International Journal of Computer Applications |
Foundation of Computer Science (FCS), NY, USA |
Volume 115 - Number 8 |
Year of Publication: 2015 |
Authors: Jalpa Mehta, Amir Ansari, Aseem Girkar, Ayesha Khanna, Ankit Nagda |
10.5120/20175-2376 |
Jalpa Mehta, Amir Ansari, Aseem Girkar, Ayesha Khanna, Ankit Nagda . Trend Analysis based on Access Pattern over Web Logs using Hadoop. International Journal of Computer Applications. 115, 8 ( April 2015), 34-37. DOI=10.5120/20175-2376
There is an invariable progress and extension of the World Wide Web which has resulted into the generation of log files having enormous magnitude of data. Log files incorporate traits of user behavior, therefore it is essential to analyze log data and acquire knowledge from it. Web mining techniques primarily focuses on deciphering and scrutinizing the navigational behavior of user form various aspects and ascertaining the hidden knowledge from these web logs.
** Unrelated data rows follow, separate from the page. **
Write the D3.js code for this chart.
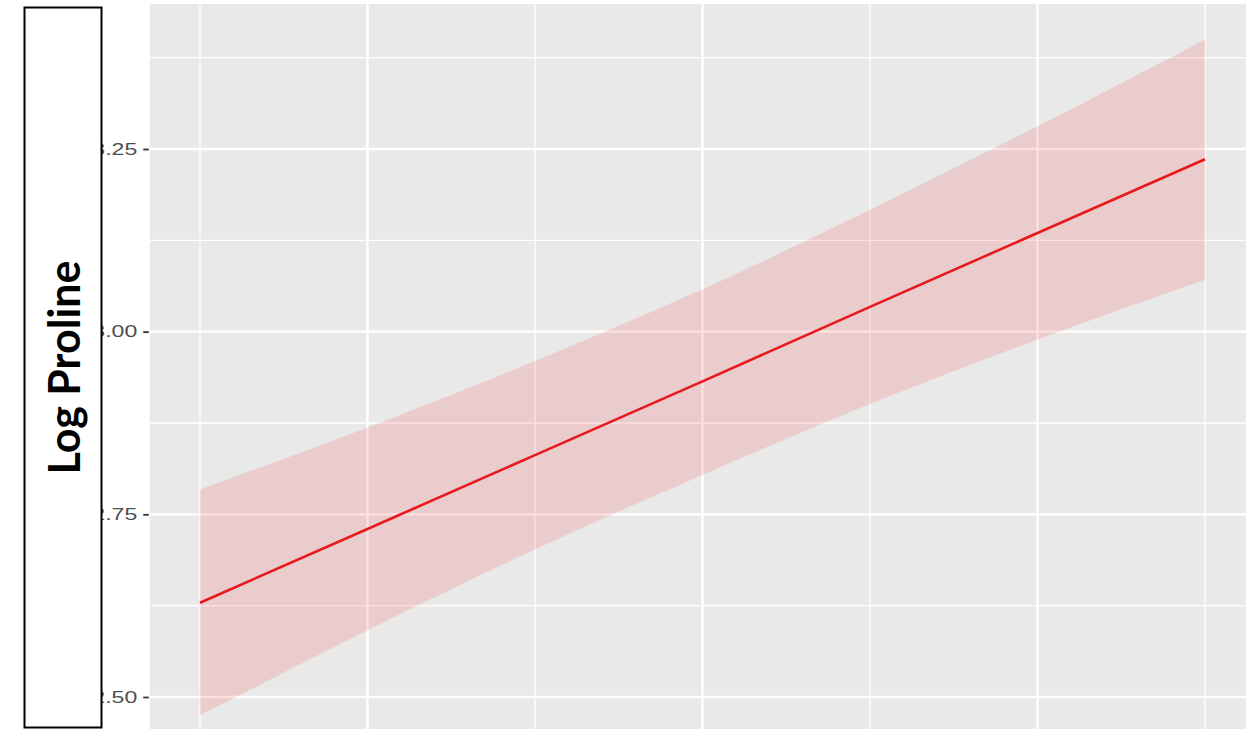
<!DOCTYPE html>
<html>
<head>
<meta charset="utf-8">
<script src="https://cdn.jsdelivr.net/npm/d3@7"></script>
<style>
  html, body { margin: 0; padding: 0; background: #fff; }
  svg { display: block; }
</style>
</head>
<body>
<svg id="chart" width="1246" height="729"></svg>
<script>
// Fitted log10(proline) trend with its confidence band
const xs      = [1, 2, 3, 4, 5, 6, 7];
const fitted  = [2.629, 2.730, 2.831, 2.932, 3.034, 3.135, 3.236];
const upper   = [2.784, 2.869, 2.960, 3.058, 3.167, 3.281, 3.400];
const lower   = [2.475, 2.591, 2.702, 2.804, 2.901, 2.989, 3.071];

const yTicks      = [2.50, 2.75, 3.00, 3.25];
const yTickLabels = ["2.50", "2.75", "3.00", "3.25"];
const yMinor      = [2.625, 2.875, 3.125, 3.375];
const xMajor      = [2, 4, 6];
const xMinor      = [1, 3, 5, 7];
const yTitle      = "Log Proline";

const svg = d3.select("#chart");

const panel = { left: 149.75, right: 1255.25, top: 4, bottom: 760 };

const x = d3.scaleLinear().domain([0.7, 7.3]).range([panel.left, panel.right]);
const y = d3.scaleLinear().domain([2.5, 3.25]).range([697, 149]);

svg.append("defs").append("clipPath").attr("id", "panelClip")
  .append("rect")
  .attr("x", panel.left).attr("y", panel.top)
  .attr("width", panel.right - panel.left).attr("height", panel.bottom - panel.top);

// panel background
svg.append("rect")
  .attr("x", panel.left).attr("y", panel.top)
  .attr("width", panel.right - panel.left).attr("height", panel.bottom - panel.top)
  .attr("fill", "#E9E9E9");

const grid = svg.append("g").attr("clip-path", "url(#panelClip)");

// minor grid
grid.selectAll("line.ymin").data(yMinor).join("line")
  .attr("x1", panel.left).attr("x2", panel.right)
  .attr("y1", d => y(d)).attr("y2", d => y(d))
  .attr("stroke", "#fff").attr("stroke-width", 1.3);
grid.selectAll("line.xmin").data(xMinor).join("line")
  .attr("y1", panel.top).attr("y2", panel.bottom)
  .attr("x1", d => x(d)).attr("x2", d => x(d))
  .attr("stroke", "#fff").attr("stroke-width", 1.3);

// major grid
grid.selectAll("line.ymaj").data(yTicks).join("line")
  .attr("x1", panel.left).attr("x2", panel.right)
  .attr("y1", d => y(d)).attr("y2", d => y(d))
  .attr("stroke", "#fff").attr("stroke-width", 2.4);
grid.selectAll("line.xmaj").data(xMajor).join("line")
  .attr("y1", panel.top).attr("y2", panel.bottom)
  .attr("x1", d => x(d)).attr("x2", d => x(d))
  .attr("stroke", "#fff").attr("stroke-width", 2.4);

const band = xs.map((v, i) => ({ x: v, lo: lower[i], hi: upper[i], fit: fitted[i] }));

// confidence ribbon
grid.append("path")
  .datum(band)
  .attr("d", d3.area()
    .x(d => x(d.x))
    .y0(d => y(d.lo))
    .y1(d => y(d.hi))
    .curve(d3.curveMonotoneX))
  .attr("fill", "rgb(255,0,0)")
  .attr("fill-opacity", 0.12);

// fitted line
grid.append("path")
  .datum(band)
  .attr("d", d3.line().x(d => x(d.x)).y(d => y(d.fit)))
  .attr("fill", "none")
  .attr("stroke", "#E8191C")
  .attr("stroke-width", 2.6);

// y axis
const yAxis = d3.axisLeft(y)
  .tickValues(yTicks)
  .tickFormat((d, i) => yTickLabels[i])
  .tickSize(5.5)
  .tickPadding(5);

const ga = svg.append("g")
  .attr("transform", `translate(${panel.left - 1},0)`)
  .call(yAxis);
ga.select(".domain").remove();
ga.selectAll(".tick line").attr("stroke", "#333").attr("stroke-width", 1.8);
ga.selectAll(".tick text")
  .attr("x", 0)
  .attr("transform", "translate(-11.5,0) scale(1.4,1)")
  .attr("fill", "#4D4D4D")
  .style("font-family", "'Liberation Sans', Arial, sans-serif")
  .style("font-size", "16.5px");

// title box
svg.append("rect")
  .attr("x", 24.5).attr("y", 7.5)
  .attr("width", 77).attr("height", 720)
  .attr("fill", "#fff")
  .attr("stroke", "#000")
  .attr("stroke-width", 2);

const title = svg.append("text")
  .attr("transform", "translate(80,367.5) rotate(-90)")
  .attr("text-anchor", "middle")
  .style("font-family", "Lato, 'Open Sans', sans-serif")
  .style("font-weight", "bold")
  .style("font-size", "40px")
  .attr("fill", "#000")
  .text(yTitle);

// size title so it spans the same length along the box
const len = title.node().getComputedTextLength();
title.style("font-size", (40 * 214 / len).toFixed(2) + "px");
</script>
</body>
</html>
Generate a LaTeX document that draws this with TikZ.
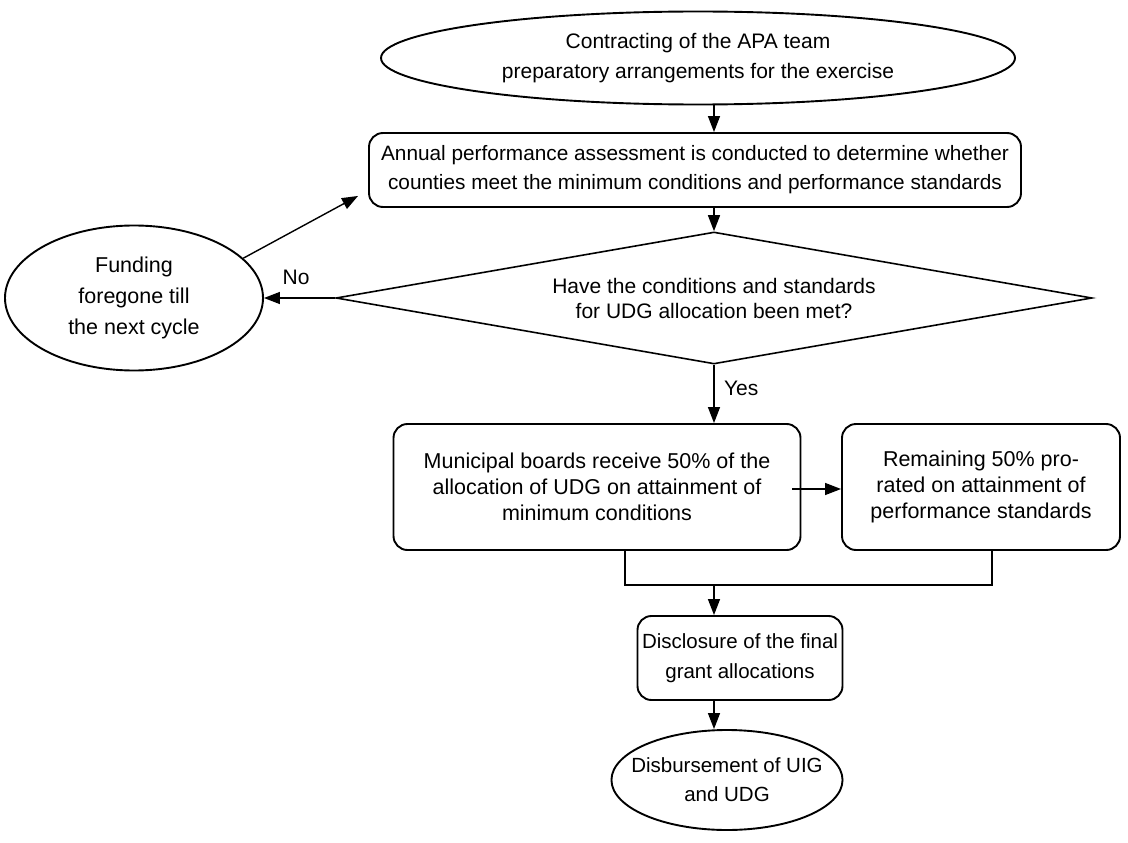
\documentclass[tikz,border=0pt]{standalone}
\usepackage{fontspec}
\setmainfont{Liberation Sans}
\usetikzlibrary{shapes.geometric,arrows.meta}

\begin{document}
\begin{tikzpicture}[x=1pt,y=1pt,
	oval/.style={ellipse,draw,line width=1.9pt,inner sep=0pt,align=center},
	stepbox/.style={rectangle,rounded corners=14pt,draw,line width=1.9pt,inner sep=0pt,align=center},
	arr/.style={line width=1.4pt,-{Triangle[length=16pt,width=12pt]}},
	link/.style={line width=1.3pt}]
	\begin{scope}[font=\fontsize{21}{27}\selectfont]
\useasboundingbox (0,0) rectangle (1128,-843);
\coordinate (col) at (714,0);

\node [oval,minimum width=634,minimum height=93,font=\fontsize{21}{30}\selectfont] (contract) at (698,-58) {Contracting of the APA team\\preparatory arrangements for the exercise};
\node [stepbox,minimum width=652,minimum height=74,font=\fontsize{20.8}{29}\selectfont] (assess) at (695,-170) {Annual performance assessment is conducted to determine whether\\counties meet the minimum conditions and performance standards};
\node [diamond,draw,line width=1.6pt,inner sep=0pt,shape aspect=5.8,minimum width=756,minimum height=132,align=center,font=\fontsize{21}{25}\selectfont] (decide) at (714,-298) {Have the conditions and standards\\for UDG allocation been met?};
\node [oval,minimum width=258,minimum height=145,font=\fontsize{21.5}{31}\selectfont] (fund) at (134,-298) {Funding\\foregone till\\the next cycle};
\node [stepbox,minimum width=407,minimum height=126,font=\fontsize{21.5}{26}\selectfont] (muni) at (597,-487) {Municipal boards receive 50\% of the\\allocation of UDG on attainment of\\minimum conditions};
\node [stepbox,minimum width=278,minimum height=126,font=\fontsize{21.5}{26}\selectfont] (remain) at (981,-487) {Remaining 50\% pro-\\rated on attainment of\\performance standards};
\node [stepbox,minimum width=205,minimum height=84,font=\fontsize{20.5}{30}\selectfont] (disclose) at (740,-658) {Disclosure of the final\\grant allocations};
\node [oval,inner xsep=-14pt,minimum width=231,minimum height=100,font=\fontsize{20.5}{29}\selectfont] (disburse) at (727,-780) {Disbursement of UIG\\and UDG};

\coordinate (joinL) at (625,-585);
\coordinate (joinR) at (992,-585);

\draw[arr] (contract.south -| col) -- (assess.north -| col);
\draw[arr] (assess.south -| col) -- (decide.north);
\draw[arr] (decide.west) -- node[above,pos=0.55,yshift=9pt]{No} (fund.east);
\draw[arr] (fund.20) -- ([shift={(-10pt,12pt)}]assess.south west);
\draw[arr] (decide.south) -- node[right,pos=0.4,xshift=6pt]{Yes} (decide.south |- muni.north);
\draw[arr] ([xshift=-9pt,yshift=-2pt]muni.east) -- ([yshift=-2pt]remain.west);
\draw[link] (muni.south -| joinL) -- (joinL) -- (joinR) -- (remain.south -| joinR);
\draw[arr] (joinL -| col) -- (disclose.north -| col);
\draw[arr] (disclose.south -| col) -- (disburse.north -| col);
	\end{scope}
\end{tikzpicture}
\end{document}
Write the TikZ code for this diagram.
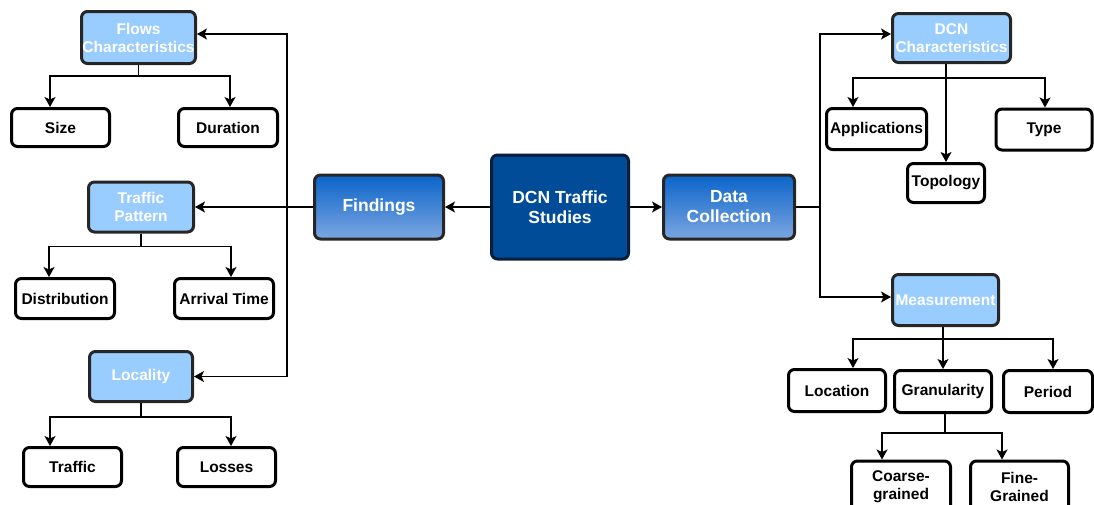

As log files over the web are outsized, storage becomes a constraint wherein effective techniques such as virtual database prove to be ineffectual for the same. Conversely, Hadoop offers a large scale distributed batch processing infrastructure that provides adequate data storage, distributive and analogous processing, isolation of process and fault tolerant on occurrences of data loss. This paper characterizes on the dominant approach for managing the large chunk of web log data using Hadoop MapReduce which reduces the response time for throughput generation, loads the log data effectively and ensures reliability. The primary focus of the paper is to construct log analysis system which depicts trends based on the users browsing mode using Hadoop MapReduce which facilitates handling of heterogeneous query execution on log file.